Hors de la capitale, les prix des logements sont relativement moins chers et diffèrent d’une région à l’autre, selon l’emplacement des logements et les coûts d’aménagement et de construction.
A Jendouba, par exemple, Ali Garfi, agriculteur quinquagénaire, vient d’acheter un lotissement à 80 dinars le mètre carré (m2) pour bâtir une grande maison. Selon l’évaluation d’un promoteur, la construction d’une telle maison coûtera 60 mille dinars.
Ali Garfi, père de trois enfants, s’estime heureux de pouvoir réaliser son rêve à un tel prix, qui n’est pas du tout cher, dit-t-il, par rapport à l’emplacement de la maison et sa proximité de tous les réseaux et services publics (STEG SONEDE ).
Dans les régions intérieures, il existe un autre facteur, outre la cherté, qui rend le rêve d’accéder à la propriété presque inatteignable.
S’il demeure facile d’entamer des travaux de construction dans les zones urbaines, grâce à la proximité et la disponibilité des réseaux de la STEG, la SONEDE et l’ONAS, dans les régions intérieures, il faut, avant de bâtir, livrer bataille pour garantir l’accès aux services de ces trois prestataires publics.
L’AFH, acteur du marché immobilier qui ne satisfait pas les promoteurs ni le citoyen
Actuellement, l’AFH est en train de préparer des cahiers des charges pour vendre, dans les jours à venir, aux jeunes promoteurs 46 lotissements réservés aux logements collectifs dans les localités d’El Mourouj, El Menzah, Kairouan, Nabeul et Sahloul (Sousse), d’après une source de l’AFH, qui a requis l’anonymat.
Généralement, les promoteurs ne sont pas satisfaits de la politique de planification adoptée par l’AFH, selon Fawzi Ayadi, expert en immobilier. « Une grande partie des lotissements manque de plans d’aménagement clairs surtout dans le Grand Tunis », a-t-il dit.
Aussi, faut-il souligner que la politique de commercialisation des terrains contribue à l’amplification des coûts de la construction de logements, d’après lui.
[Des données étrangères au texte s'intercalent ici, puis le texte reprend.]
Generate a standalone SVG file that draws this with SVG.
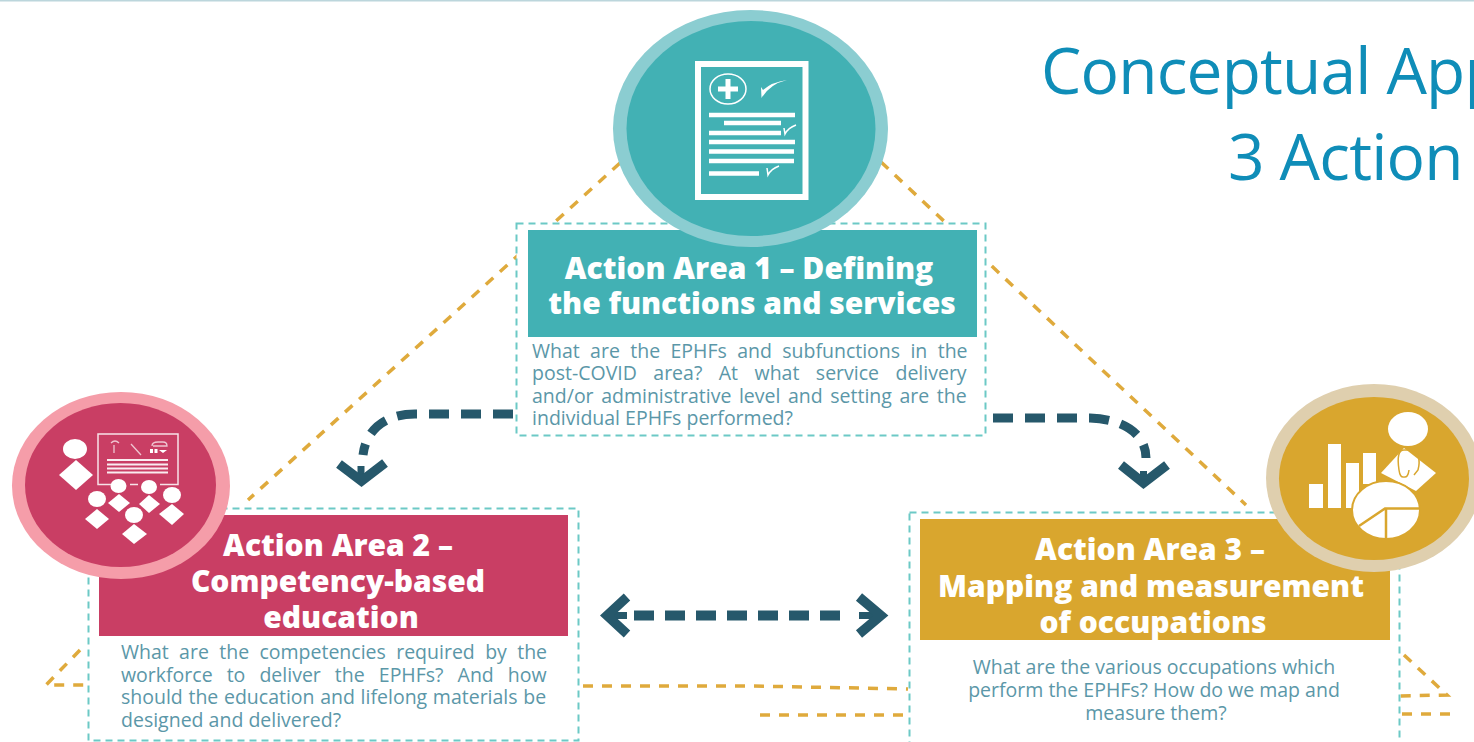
<svg xmlns="http://www.w3.org/2000/svg" width="1474" height="742" viewBox="0 0 1474 742">
<style>
.title{font-family:"Open Sans","Noto Sans",sans-serif;font-size:64px;letter-spacing:-.8px;fill:#0f8db8}
.h{font-family:"Open Sans","Noto Sans",sans-serif;font-weight:800;font-size:30px;fill:#fff;text-anchor:middle}
.b{font-family:"Open Sans","Noto Sans",sans-serif;font-size:19.500px;fill:#5b97a8}
.c{text-anchor:middle}
.gold{fill:none;stroke:#dfaa3c;stroke-width:3.500;stroke-dasharray:10 9}
.box{fill:#fff;stroke:#6cc9c6;stroke-width:2;stroke-dasharray:7 5}
.dark{fill:none;stroke:#26586b;stroke-width:9;stroke-dasharray:20 12}
.head{fill:none;stroke:#26586b;stroke-width:9.500}
.stem{fill:none;stroke:#26586b;stroke-width:7}
.w{fill:#fff}
.l{fill:none;stroke:#fff}
</style>
<rect width="1474" height="742" fill="#fff"/>
<rect width="1474" height="1.500" fill="#bcd6dc"/>
<text class="title" x="1041" y="94">Conceptual App</text>
<text class="title" x="1228" y="180">3 Action</text>
<g id="connectors">
<path class="gold" d="M620 163L248 500"/>
<path class="gold" d="M881 162L1246 505"/>
<path class="gold" d="M80 650L46 685H88"/>
<path class="gold" d="M583 686H752L908 689"/>
<path class="gold" d="M760 715H908"/>
<path class="gold" d="M1404 655L1447 695L1400 696"/>
<path class="gold" d="M1402 714H1452"/>
</g>
<g id="area1">
<rect class="box" x="516.500" y="223.500" width="469" height="212"/>
<rect x="528" y="230" width="449" height="107" fill="#42b1b4"/>
<ellipse cx="750.500" cy="128.500" rx="137.500" ry="118.500" fill="#8bcdd1"/>
<ellipse cx="751" cy="128.500" rx="124.500" ry="107.500" fill="#42b1b4"/>
<rect x="698" y="64" width="107.500" height="133" fill="none" stroke="#fff" stroke-width="6"/>
<ellipse cx="728" cy="89" rx="18" ry="15" class="l" stroke-width="1.500"/>
<path d="M728 79V99M718 89H738" class="l" stroke-width="5"/>
<path d="M761 87L761.500 98Q770 84 787 80Q772 82 763 90Z" class="w"/>
<path d="M709 115H795M724 123H781M709 133H781M709 142H795M709 151.500H794M709 161H794M709 173.500H759" class="l" stroke-width="4.500"/>
<path d="M784 128L785 134Q788 128 796 125M767 168L768 175Q771 169 779 166" class="l" stroke-width="1.500"/>
<text class="h" x="749" y="278.500">Action Area 1 – Defining</text>
<text class="h" x="752" y="313.500">the functions and services</text>
<text class="b" x="532" y="358" word-spacing="5.300">What are the EPHFs and subfunctions in the</text>
<text class="b" x="532" y="380" word-spacing="11.400">post-COVID area? At what service delivery</text>
<text class="b" x="532" y="403" word-spacing="2.500">and/or administrative level and setting are the</text>
<text class="b" x="532" y="425">individual EPHFs performed?</text>
</g>
<g id="area2">
<rect class="box" x="88.500" y="508.500" width="490" height="232"/>
<rect x="99" y="515" width="469" height="121" fill="#c93e64"/>
<ellipse cx="121" cy="485.500" rx="109" ry="93.500" fill="#f59da9"/>
<ellipse cx="120.500" cy="485" rx="95.500" ry="82" fill="#c93e64"/>
<ellipse cx="75" cy="449" rx="12" ry="10" class="w"/>
<path d="M76 460L93 475L76 490L59 475Z" class="w"/>
<path d="M111 484.500H98V434H178V484.500H160M130 484.500H138" class="l" stroke-width="1.500" opacity=".85"/>
<path d="M107 460H168M107 464.500H168M107 468.500H168M107 472.500H168" class="l" stroke-width="1.800" opacity=".9"/>
<path d="M111 443Q115 439 119 443M114 445V453M131 444L141 455M152 446Q152 442 158 442H163Q167 442 167 446H153" class="l" stroke-width="1.300" opacity=".7"/>
<path d="M150 449H153V453H150ZM154.500 449H157.500V453H154.500ZM159 450H167L163 453Z" class="w"/>
<g class="w">
<ellipse cx="118.500" cy="486" rx="8" ry="7"/><path d="M119 494L130 503L119 512L108 503Z"/>
<ellipse cx="149" cy="487" rx="8" ry="7"/><path d="M149 495L160 504L149 513L139 504Z"/>
<ellipse cx="97" cy="499" rx="9" ry="8"/><path d="M97 509L109 519L97 529L85 519Z"/>
<ellipse cx="172" cy="495" rx="9" ry="8"/><path d="M172 504L184 514L172 525L159 514Z"/>
<ellipse cx="134" cy="515" rx="9" ry="8"/><path d="M134 524L147 534L134 544L122 534Z"/>
</g>
<text class="h" x="338" y="555.500">Action Area 2 –</text>
<text class="h" x="338" y="591.500">Competency-based</text>
<text class="h" x="341" y="627.500">education</text>
<text class="b" x="121" y="659" word-spacing="5.300">What are the competencies required by the</text>
<text class="b" x="121" y="682" word-spacing="9">workforce to deliver the EPHFs? And how</text>
<text class="b" x="121" y="704" word-spacing=".6">should the education and lifelong materials be</text>
<text class="b" x="121" y="727">designed and delivered?</text>
</g>
<g id="area3">
<rect class="box" x="909.500" y="512.500" width="490" height="240"/>
<rect x="920" y="519" width="470" height="121" fill="#d9a62e"/>
<ellipse cx="1374" cy="478" rx="108" ry="94" fill="#dfcfae"/>
<ellipse cx="1374" cy="478.500" rx="95" ry="81.500" fill="#d9a62e"/>
<ellipse cx="1408" cy="429" rx="20" ry="17" class="w"/>
<path d="M1404 448L1436 473L1416 491L1381 473Z" class="w"/>
<path d="M1399 470Q1396 450 1404 450H1412Q1422 455 1418 470L1414 475M1399 470Q1400 478 1404 477M1409 470Q1408 478 1404 477" fill="none" stroke="#d9a62e" stroke-width="1.500"/>
<path d="M1309 484H1323V508H1309ZM1328 444H1341V508H1328ZM1346 463H1359V508H1346ZM1363 453H1376V484H1363Z" class="w"/>
<ellipse cx="1386" cy="510" rx="34" ry="29" class="w" stroke="#d9a62e" stroke-width="2"/>
<path d="M1359 526L1385 508.500H1420M1386 508.500V539" fill="none" stroke="#d9a62e" stroke-width="2.500"/>
<text class="h" x="1150" y="559.500">Action Area 3 –</text>
<text class="h" x="1151" y="596.500">Mapping and measurement</text>
<text class="h" x="1153" y="632.500">of occupations</text>
<text class="b c" x="1154" y="674">What are the various occupations which</text>
<text class="b c" x="1154" y="697">perform the EPHFs? How do we map and</text>
<text class="b c" x="1156" y="720">measure them?</text>
</g>
<g id="arrows">
<path class="dark" d="M513 414H415C385 414 366 430 363 455"/>
<path class="stem" d="M361 466V482"/>
<path class="head" d="M339 464L361.500 481L385 463"/>
<path class="dark" d="M993 418H1090C1125 419 1146 435 1146 458"/>
<path class="stem" d="M1143.500 471V486"/>
<path class="head" d="M1121 465L1143.500 483L1167 465"/>
<path class="dark" d="M634 615.500H843" style="stroke-width:10;stroke-dasharray:20 11"/>
<path class="stem" d="M605 615.500H627M859 615.500H875"/>
<path class="head" d="M627 597L607 615.500L627 634M859 597L881 615.500L859 634"/>
</g>
</svg>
La rareté des terrains est aussi un facteur déterminant du coût de logement.
Dans la ville de Tunis, par exemple, les terrains aménagés par l’AFH sont situés dans des zones bien déterminées, où le mètre carré coûte très cher et où la demande s’accroît à un rythme accéléré.
Selon les dernières statistiques de l’observatoire de l’habitat et du foncier (ministère de l’Equipement), le nombre des autorisations de bâtir a atteint 45846 en 2013 contre 44705 en 2012 alors que les besoins annuels en logements sont estimés entre 40 et 60 mille unités.
Ce déséquilibre entre l’offre et la demande a entraîné la hausse des prix des logements dont la charge foncière est arrivée à 15%, ce qui aura un impact sur la réalisation du projet immobilier, d’après Fahmi Chaâbane, président de la chambre syndicale nationale des promoteurs immobiliers relevant de l’UTICA.
M.Châabane a reconnu la réticence des promoteurs immobiliers de la construction des logements sociaux qui devient peu lucrative par rapport à la construction des standing et des hauts standings.
Et pour cause, l’AFH choisit toujours la vente aux enchères des lotissements aménagés pour les logements sociaux, entraînant, ainsi une spéculation et partant une concurrence acharnée entre les promoteurs acheteurs. Cela a pour conséquence d’augmenter le coût de construction. D’où la hausse des prix de logements
Le citoyen ne peut finalement réaliser ce rêve de devenir propriétaire qu’en passant par trois voies, le promoteur, l’AFH et les banques. Pour la première (le promoteur), il doit payer cher, pour l’AFH, il doit laisser tomber ses préférences en matière de placement de son logement et pour la dernière voie (les banques), il doit s’engager à vie.